Red Bull Creation Hardware (Bullduino) Arrives

The Bullduino’s are starting to arrive. When [Arclight] received his in the mail the first thing he did was to share the hardware details. Of course this is the hardware that participants in the Red Bull Creation contest will be receiving ahead of this year’s contest.

The board is an ATmega328 Arduino clone. Instead of an FTDI chip for USB this one is sporting an ATmega8u2. That’s not too much of a surprise as it should translate to a cost savings. [Arclight] reports that the stock firmware flashes a message in Morse code. It seems the Harford HackerSpace got their Bullduino several days ago and already decoded the message. It reads:

“Wouldn’t lou prefer a good game of chess?”

The guys that did the decoding speculate that this could be a type as ‘l’ and ‘y’ are inversions of each other in Morse code; or it could be some kind of clue. At any rate, if you want to do some disassembly and see if there’s anything lurking in the firmware, [Arclight] posted FLASH and EEPROM dumps from both ATmega chips along with his article.

28 thoughts on “Red Bull Creation Hardware (Bullduino) Arrives

  1. I’m a member of the Harford Hackerspace. From talking with other groups we noticed there seem to be at least two different variations. One is this one and the other is one that has a simon shield that rickrolls you.

    Who else has recieved one? Any other variants?

      1. Ah, my bad, I didn’t read the post thoroughly. Yeah the Atmega8U2 is the USB controller. I don’t see how that would be cheaper than an FTDI chip. The best route might have been to use an AT90USB which has native usb and has arduino support (see Leonardo)
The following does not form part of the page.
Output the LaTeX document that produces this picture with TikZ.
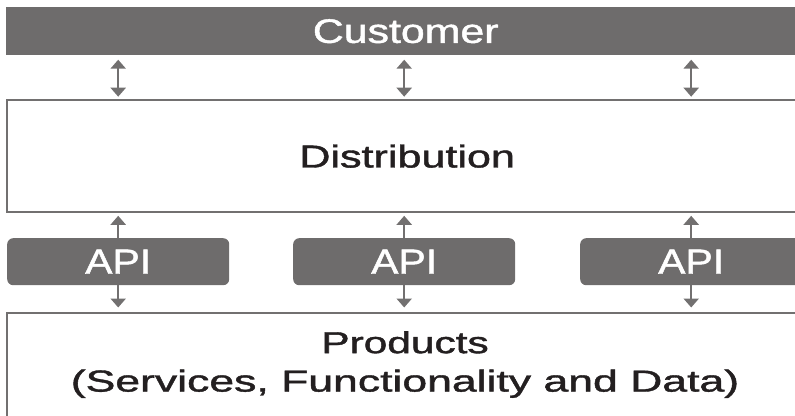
\documentclass[tikz,border=0pt]{standalone}
\usepackage{graphicx}
\usepackage{fontspec}
\setmainfont{Liberation Sans}[FakeBold=1.2]
\usetikzlibrary{arrows.meta}
\definecolor{slate}{HTML}{6E6C6C}
\definecolor{rim}{HTML}{727070}
\definecolor{ink}{HTML}{231F20}
\begin{document}
\begin{tikzpicture}[x=1pt,y=-1pt,
  band/.style={fill=slate, draw=none, inner sep=0pt, anchor=north west, text=white},
  frame/.style={draw=rim, line width=2.3pt, fill=white, inner sep=0pt, anchor=north west, text=ink},
  apibox/.style={fill=slate, draw=none, rounded corners=6pt, inner sep=0pt, anchor=north west,
    minimum width=222pt, minimum height=47pt, text=white},
  link/.style={draw=rim, line width=2.5pt},
  >={Triangle[width=15pt,length=9pt]},
]
\useasboundingbox (0,0) rectangle (795,415);
\clip (0,0) rectangle (795,415);

% layers
\node[band, minimum width=799pt, minimum height=48pt] (cust) at (6,7)
  {\raisebox{-1.8pt}{\fontsize{34}{34}\selectfont\scalebox{1.26}[1]{Customer}}};
\node[frame, minimum width=800pt, minimum height=112pt] (dist) at (6,99)
  {\fontsize{31.7}{32}\selectfont\scalebox{1.36}[1]{Distribution}};
\node[frame, minimum width=800pt, minimum height=130pt] (prod) at (6,312) {};
\node[anchor=north, align=center, inner sep=0pt, text=ink,
  font=\fontsize{30.3}{38.4}\selectfont] (prodtext) at (405,331)
  {\scalebox{1.40}[1]{Products}\\\scalebox{1.47}[1]{(Services, Functionality and Data)}};

% API gateways
\node[apibox] (a1) at (7,238)
  {\raisebox{-2pt}{\fontsize{35}{35}\selectfont\scalebox{1.17}[1]{API}}};
\node[apibox] (a2) at (293,238)
  {\raisebox{-2pt}{\fontsize{35}{35}\selectfont\scalebox{1.17}[1]{API}}};
\node[apibox] (a3) at (580,238)
  {\raisebox{-2pt}{\fontsize{35}{35}\selectfont\scalebox{1.17}[1]{API}}};

% connectors
\foreach \g in {a1,a2,a3}{
  \draw[link,<->, shorten <=4.3pt, shorten >=2.3pt] (cust.south -| \g.north) -- (dist.north -| \g.north);
  \draw[link,->, shorten >=2.5pt] (\g.north) -- (\g.north |- dist.south);
  \draw[link,->, shorten >=4.5pt] (\g.south) -- (\g.south |- prod.north);
}
\end{tikzpicture}
\end{document}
      2. The Atmega8u2 AFAIK is used on more recent Arduino boards instead of the FTDI chip as a CDC class USB Serial converter. It certainly is cheaper than the FTDI, and is more flexible in that you can update it, or re-purpose it.

      3. For full USB support on Arduino-compatible boards, you should check Teensy, my favorite toy…

        Yesterday evening, I simply made an accelerometer-based joystick in minutes (the longer was to find good coefficients between sensor readings and joystick outputs)

    1. Joshua: Shall we play a game?
      David Lightman: Oh!
      Jennifer Mack: I think it missed him.
      David Lightman: Yeah. Weird isn’t it? Love to. How about Global Thermonuclear War?
      Joshua: Wouldn’t you prefer a good game of chess?

    1. I agree. I would not use it for any project unless it was given to me for free and I took the time to dremel off the garbage. I certainly would never pay for it.

      But I can not blame them for wanting to waste the extra money on production. It kinda even fails on making it known that it is “red bull”. They should have at least used a red solder mask on it.

  2. So I spent some time doing a pinout only to find, yeah it is like the Arduino Uno like it says in the link above :-/. When AVR Studio finishes installing I’ll see if I can do something cool with this thing.

  3. it really shows that redbull spends half of their revenue on marketing.
    still, it’s nice that they are going after the tinkerer market as well as the extreme sports fans.

  4. Confused, non-energy drink drinking Australian here, is Red Bull is running a competition? They are trying to elbow into the hacker market? Why have they released this board?

    1. yes, winning team gets $10,000. they’re not trying to elbow into the hacker market, the bullduinos are for the competition and as far as i know, otherwise unavailable.

  5. so we checked out the Morse code on the Bullduino that got sent to 23b. It is in fact the same message. Curiously, it uses an apostrophe character, which is not common for human users. Most likely, the code was generated by an automated tool. Could also account for the error?

    Cheers,

    Arclight

  6. I have had mine for a couple of days now. Just set your IDE to uno and it works normal. My biggest complaint is the pins are not labeled. They mach the uno but with out reference you can slip up. I made a minor mistake and toasted the VCC input pin, tho the large solder pad works fine. As for the look, I am putting the board front and center.